The only possible systematic deviation to vertical would then have remained the longitudinal one in the case the Aircraft Ground speed were not constant.
Aircraft Ground speed is the vector sum of :
- TAS (true airspeed) which is approximately twice the IAS (indicated airspeed) at FL 360, and :
- Wind component along ground track.
Generally at such altitudes Airliners autothrottles maintain a constant Indicated Mach Number (IMN). Most often this yields a constant ground speed (+/- 1 knot over 1 minute of time) over a few elapsed minutes. However at constant IMN appreciable ground speed changes can and will occur - sometimes exceeding 10 kts/minute - mainly as a result of wind shift or static air temperature change.
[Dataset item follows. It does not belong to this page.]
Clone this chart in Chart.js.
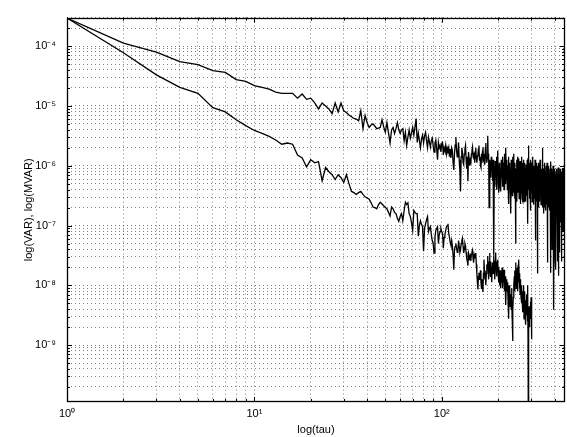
<!DOCTYPE html>
<html>
<head>
<meta charset="utf-8">
<script src="https://cdn.jsdelivr.net/npm/chart.js@4.4.0/dist/chart.umd.min.js"></script>
<style>
  html, body { margin: 0; padding: 0; background: #fff; }
  canvas { display: block; }
</style>
</head>
<body>
<canvas id="myChart" width="567" height="437"></canvas>
<script>
// values are log10 of the variance, one per tau = 1, 2, 3 ...
var varLog = [
  -3.53,-3.95,-4.10,-4.26,-4.31,-4.41,-4.44,-4.56,-4.59,-4.66,
  -4.69,-4.72,-4.77,-4.79,-4.79,-4.79,-4.87,-4.80,-4.89,-4.87,
  -4.95,-5.05,-4.95,-5.00,-5.05,-5.13,-4.95,-5.10,-4.95,-5.08,
  -5.11,-5.15,-5.18,-5.21,-5.22,-5.25,-5.08,-5.38,-5.16,-5.28,
  -5.36,-5.32,-5.30,-5.34,-5.38,-5.37,-5.36,-5.23,-5.35,-5.44,
  -5.28,-5.45,-5.62,-5.40,-5.36,-5.46,-5.38,-5.28,-5.40,-5.46,
  -5.40,-5.38,-5.58,-5.44,-5.66,-5.52,-5.40,-5.54,-5.45,-5.36,
  -5.49,-5.35,-5.21,-5.61,-5.46,-5.58,-5.70,-5.55,-5.49,-5.62,
  -5.50,-5.44,-5.58,-5.70,-5.52,-5.60,-5.69,-5.58,-5.54,-5.66,
  -5.77,-5.62,-5.57,-5.72,-5.90,-5.61,-5.70,-5.66,-5.77,-5.63,
  -5.61,-5.82,-5.70,-5.75,-5.66,-5.80,-5.70,-5.74,-5.69,-5.85,
  -5.72,-5.87,-5.70,-5.74,-5.95,-6.07,-5.80,-5.65,-5.52,-5.75,
  -5.85,-5.77,-5.61,-5.90,-6.10,-6.43,-5.85,-5.70,-5.77,-5.95,
  -5.98,-5.80,-5.72,-5.66,-5.90,-6.05,-5.85,-6.26,-5.77,-5.88,
  -6.00,-5.92,-5.98,-5.80,-5.75,-5.69,-5.85,-5.87,-5.78,-5.95,
  -5.76,-5.70,-5.88,-5.95,-5.84,-5.82,-5.72,-5.66,-5.90,-5.85,
  -6.00,-6.03,-5.80,-5.95,-5.75,-5.69,-5.90,-5.93,-5.80,-5.98,
  -5.70,-5.62,-5.85,-5.95,-5.88,-5.50,-5.85,-5.80,-6.70,-5.95,
  -5.90,-6.15,-6.20,-5.85,-6.05,-5.95,-6.25,-5.90,-6.30,-7.50,
  -6.00,-6.35,-5.92,-6.20,-6.05,-6.40,-5.85,-6.15,-5.75,-6.30,
  -6.00,-6.45,-5.95,-6.25,-6.36,-6.05,-6.43,-5.90,-6.20,-6.00,
  -6.35,-5.85,-6.15,-5.95,-6.40,-6.05,-5.80,-6.30,-5.75,-5.70,
  -6.10,-6.25,-5.90,-6.40,-6.00,-6.20,-5.85,-6.64,-6.05,-6.30,
  -5.95,-6.40,-6.10,-6.80,-5.90,-6.25,-6.05,-6.50,-5.85,-6.30,
  -6.00,-5.80,-6.45,-6.10,-6.55,-5.95,-6.35,-7.30,-6.05,-6.40,
  -5.90,-6.60,-6.15,-5.85,-6.45,-6.10,-6.35,-5.88,-6.55,-6.05,
  -6.30,-5.92,-6.50,-6.64,-6.00,-6.40,-5.85,-6.25,-6.55,-5.95,
  -6.58,-6.10,-6.40,-5.90,-6.60,-6.20,-5.95,-6.45,-6.05,-6.35,
  -6.60,-5.98,-6.30,-6.05,-6.50,-5.90,-6.25,-6.97,-5.87,-6.20,
  -5.66,-6.40,-6.00,-6.55,-5.95,-6.35,-6.10,-6.75,-5.90,-6.30,
  -6.15,-6.45,-5.95,-6.60,-6.10,-6.35,-5.85,-6.50,-6.20,-6.65,
  -6.00,-6.40,-6.10,-6.55,-5.90,-6.45,-7.25,-6.05,-6.35,-6.60,
  -5.95,-6.50,-6.15,-6.40,-7.80,-6.00,-6.55,-6.20,-6.70,-5.95,
  -6.45,-6.10,-6.60,-6.25,-5.90,-6.50,-6.15,-5.98,-6.65,-6.30,
  -6.05,-6.55,-6.20,-6.70,-6.00,-5.70,-6.45,-6.15,-6.60,-6.80,
  -6.05,-6.40,-6.25,-6.70,-5.95,-6.50,-6.10,-6.60,-6.30,-6.75,
  -6.00,-6.45,-6.20,-6.65,-5.95,-6.55,-6.15,-7.62,-6.05,-6.50,
  -6.25,-6.70,-6.00,-6.45,-6.15,-6.60,-6.35,-6.75,-6.05,-6.50,
  -5.93,-7.79,-6.20,-6.75,-6.05,-6.55,-6.30,-7.40,-6.10,-6.60,
  -6.25,-6.80,-6.00,-6.50,-6.35,-6.90,-8.41,-6.20,-6.55,-6.05,
  -6.70,-6.30,-7.55,-6.15,-6.60,-6.35,-7.74,-6.10,-6.55,-6.25,
  -6.85,-6.05,-6.65,-6.40,-7.50,-6.15,-7.60,-6.03,-6.50,-6.30,
  -7.84,-6.10,-6.60,-6.35,-7.45,-6.20,-6.70,-6.05,-6.55,-6.40,
  -6.95,-6.15,-6.65,-6.30,-7.60,-6.10,-6.55,-6.35,-6.80,-6.05,
  -6.60,-6.25,-6.90,-7.08,-6.10,-6.50,-6.30,-6.75,-6.05,-6.60,
  -6.35,-6.85,-6.15,-6.55,-6.40
];

// modified variance, log10, tau = 1 ... 303 (-12 is the drop to zero)
var mvarLog = [
  -3.53,-4.11,-4.48,-4.69,-4.79,-5.03,-5.10,-5.23,-5.33,-5.41,
  -5.46,-5.51,-5.57,-5.64,-5.62,-5.64,-5.82,-5.87,-6.02,-5.90,
  -5.95,-5.93,-6.25,-6.03,-6.10,-6.15,-6.23,-6.15,-6.20,-6.28,
  -6.15,-6.30,-6.43,-6.45,-6.48,-6.45,-6.43,-6.48,-6.52,-6.54,
  -6.56,-6.62,-6.69,-6.70,-6.72,-6.65,-6.61,-6.64,-6.67,-6.70,
  -6.72,-6.78,-6.84,-6.69,-6.72,-6.78,-6.80,-6.88,-6.93,-6.85,
  -6.80,-6.92,-6.75,-6.61,-6.65,-6.62,-6.80,-6.85,-6.95,-7.08,
  -6.75,-6.78,-6.80,-6.80,-7.18,-7.00,-6.92,-6.98,-7.02,-7.43,
  -7.05,-6.97,-6.90,-6.85,-7.10,-7.05,-7.02,-7.15,-7.25,-7.30,
  -7.46,-7.20,-7.08,-7.05,-7.02,-7.30,-7.15,-7.10,-7.05,-7.10,
  -7.13,-7.38,-7.20,-7.15,-7.08,-7.02,-7.00,-6.97,-7.13,-7.20,
  -7.28,-7.33,-7.25,-7.34,-7.50,-7.74,-7.40,-7.35,-7.30,-7.38,
  -7.45,-7.41,-7.25,-7.35,-7.45,-7.41,-7.30,-7.25,-7.21,-7.35,
  -7.46,-7.40,-7.30,-7.34,-7.45,-7.55,-7.60,-7.67,-7.46,-7.50,
  -7.58,-7.52,-7.59,-7.48,-7.44,-7.41,-7.55,-7.62,-7.50,-7.55,
  -7.48,-7.46,-7.65,-7.80,-7.95,-8.07,-7.85,-7.79,-7.90,-7.85,
  -7.75,-7.95,-8.05,-7.90,-8.00,-8.11,-7.80,-7.57,-7.75,-7.90,
  -7.85,-8.00,-7.80,-7.65,-7.70,-7.51,-7.75,-7.90,-7.60,-7.46,
  -7.70,-7.85,-7.60,-7.75,-7.95,-7.70,-7.62,-7.80,-7.55,-7.50,
  -7.75,-7.90,-7.60,-7.45,-7.70,-7.85,-7.60,-7.75,-7.57,-7.80,
  -7.95,-7.70,-7.85,-8.00,-7.75,-7.90,-8.05,-7.80,-7.95,-7.70,
  -7.85,-8.05,-7.80,-7.95,-7.74,-7.90,-8.10,-7.85,-8.20,-8.33,
  -8.00,-7.90,-8.10,-7.95,-8.07,-8.25,-8.00,-8.56,-8.10,-8.20,
  -8.00,-8.35,-8.15,-8.16,-8.40,-8.05,-8.30,-8.60,-8.93,-8.40,
  -8.20,-8.11,-8.00,-7.85,-8.10,-7.75,-7.95,-7.62,-7.90,-8.05,
  -7.80,-7.95,-7.70,-8.10,-7.85,-7.65,-7.95,-7.57,-7.85,-8.05,
  -7.80,-8.15,-7.90,-7.95,-8.20,-8.00,-8.30,-8.05,-8.25,-8.45,
  -8.39,-8.10,-8.30,-8.00,-8.56,-8.20,-8.40,-8.10,-8.50,-8.25,
  -8.66,-8.30,-8.50,-8.15,-8.45,-8.20,-8.60,-8.00,-8.98,-8.40,
  -12,-8.60,-8.35,-8.70,-8.40,-8.55,-8.30,-8.28,-8.50,-8.20,
  -8.45,-8.90,-8.28
];

var xMin = 1, xMax = 455;
var yMin = 1.12e-10, yMax = 3e-4;
var xDecades = [0, 1, 2];
var xTickLabels = ['10\u2070', '10\u00b9', '10\u00b2'];
var yDecades = [-9, -8, -7, -6, -5, -4];
var yTickLabels = ['10\u207b\u2079', '10\u207b\u2078', '10\u207b\u2077', '10\u207b\u2076', '10\u207b\u2075', '10\u207b\u2074'];
var minorSteps = [1, 2, 3, 4, 5, 6, 7, 8, 9];

var narrow = "'Liberation Sans Narrow', 'Liberation Sans', Arial, sans-serif";
var sans = "'Liberation Sans', Arial, sans-serif";

function toPoints(arr) {
  return arr.map(function (v, i) { return { x: i + 1, y: Math.pow(10, v) }; });
}

function decadeOf(v) {
  var e = Math.log10(v);
  var r = Math.round(e);
  return Math.abs(e - r) < 1e-6 ? r : null;
}

// ticks at 1..9 x 10^n only
function logTicks(scale) {
  var lo = Math.floor(Math.log10(scale.min)), hi = Math.ceil(Math.log10(scale.max));
  var t = [];
  for (var d = lo; d <= hi; d++) {
    minorSteps.forEach(function (m) {
      var v = m * Math.pow(10, d);
      if (v >= scale.min * 0.9999 && v <= scale.max * 1.0001) t.push({ value: v });
    });
  }
  scale.ticks = t;
}

var frame = {
  id: 'frame',
  afterDraw: function (chart) {
    var ctx = chart.ctx, a = chart.chartArea;
    var x = chart.scales.x, y = chart.scales.y;
    ctx.save();
    ctx.strokeStyle = '#000';
    ctx.lineWidth = 1;
    ctx.beginPath();
    y.ticks.forEach(function (t) {
      var py = Math.round(y.getPixelForValue(t.value)) + 0.5;
      var len = decadeOf(t.value) !== null ? 5 : 3;
      ctx.moveTo(a.left, py); ctx.lineTo(a.left + len, py);
      ctx.moveTo(a.right, py); ctx.lineTo(a.right - len, py);
    });
    x.ticks.forEach(function (t) {
      var px = Math.round(x.getPixelForValue(t.value)) + 0.5;
      var len = decadeOf(t.value) !== null ? 5 : 3;
      ctx.moveTo(px, a.bottom); ctx.lineTo(px, a.bottom - len);
      ctx.moveTo(px, a.top); ctx.lineTo(px, a.top + len);
    });
    ctx.stroke();
    ctx.lineWidth = 1.3;
    ctx.strokeRect(Math.round(a.left) + 0.5, Math.round(a.top) + 0.5,
      Math.round(a.right - a.left) - 1, Math.round(a.bottom - a.top) - 1);
    ctx.restore();
  }
};

var gridOpts = { color: 'rgba(0,0,0,0.5)', lineWidth: 1, drawTicks: false };
var borderOpts = { display: false, dash: [1, 3] };

new Chart(document.getElementById('myChart'), {
  type: 'line',
  data: {
    datasets: [
      { label: 'VAR', data: toPoints(varLog), borderColor: '#000', borderWidth: 1.3, pointRadius: 0, tension: 0, fill: false },
      { label: 'MVAR', data: toPoints(mvarLog), borderColor: '#000', borderWidth: 1.3, pointRadius: 0, tension: 0, fill: false }
    ]
  },
  options: {
    responsive: false,
    animation: false,
    events: [],
    layout: { padding: { top: 10, right: 2, left: 0, bottom: 0 } },
    plugins: { legend: { display: false }, tooltip: { enabled: false } },
    scales: {
      x: {
        type: 'logarithmic',
        min: xMin, max: xMax,
        afterBuildTicks: logTicks,
        afterFit: function (s) { s.height = 35; },
        grid: gridOpts,
        border: borderOpts,
        ticks: {
          autoSkip: false, maxRotation: 0, padding: 5, color: '#000',
          font: { family: narrow, size: 11 },
          callback: function (v) {
            var d = decadeOf(v);
            var k = xDecades.indexOf(d);
            return k >= 0 ? xTickLabels[k] : '';
          }
        },
        title: { display: true, text: 'log(tau)', color: '#000', font: { family: narrow, size: 11 }, padding: { top: 0, bottom: 0 } }
      },
      y: {
        type: 'logarithmic',
        min: yMin, max: yMax,
        afterBuildTicks: logTicks,
        afterFit: function (s) { s.width = 67; },
        grid: gridOpts,
        border: borderOpts,
        ticks: {
          autoSkip: false, padding: 11, color: '#000',
          font: { family: narrow, size: 11 },
          callback: function (v) {
            var d = decadeOf(v);
            var k = yDecades.indexOf(d);
            return k >= 0 ? yTickLabels[k] : '';
          }
        },
        title: { display: true, text: 'log(VAR), log(MVAR)', color: '#000', font: { family: sans, size: 11 }, padding: { top: 22, bottom: 0 } }
      }
    }
  },
  plugins: [frame]
});
</script>
</body>
</html>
Assuming that your aircraft was flying Great Circle, and in order to perform adequate longitudinal acceleration error corrections, Tracy you needed to access real time ground speed either from the cockpit - which I strongly suspect since you published both TAS and Wind and if so, hello Dear Colleague ! - or from some gps portable device, from which you had to transform such ground speed changes into the appropriate units (generally knots/minute) in order to derive your own longitudinal acceleration correction e.g. from some Correction Table such as yours, David. Right also ?
Yes ! I would certainly be interested to know, Tracy, which instrument you were using and from which area in your Aircraft.
Meanwhile, - RE : Couëtte-dec-2017-g40976 - Jupiter was still quite close from Zubenel Genubi when flying from Fort de France Martinique French West Indies to Paris Orly 2 nights ago. And as being almost abeam the starboard side of the Aircraft when arising from the horizon, both were immediately visible from both seats in the cockpit. Both subsequently kept showing almost exactly at the same height for one hour or so until they vanished in the dawn light, shortly after flying abeam the Azores Islands for us our starboard side.
I flew A343 "9H-SUN" between FDF and ORY yesterday very early morning, but ... my favorite A340 has remained flying the magnificent A345 "CS-TFX".
Only one week left of Long Haul Flying since after my 15 day vacation, I will have to retire after having reached the age of 65 ... Trying to smile through my tears though, as I will keep on flying as a volunteer no salary Instructor in an Airclub, until I can reach Heaven for ever as keep hoping.
Meanwhile, Merry Christmas to you all.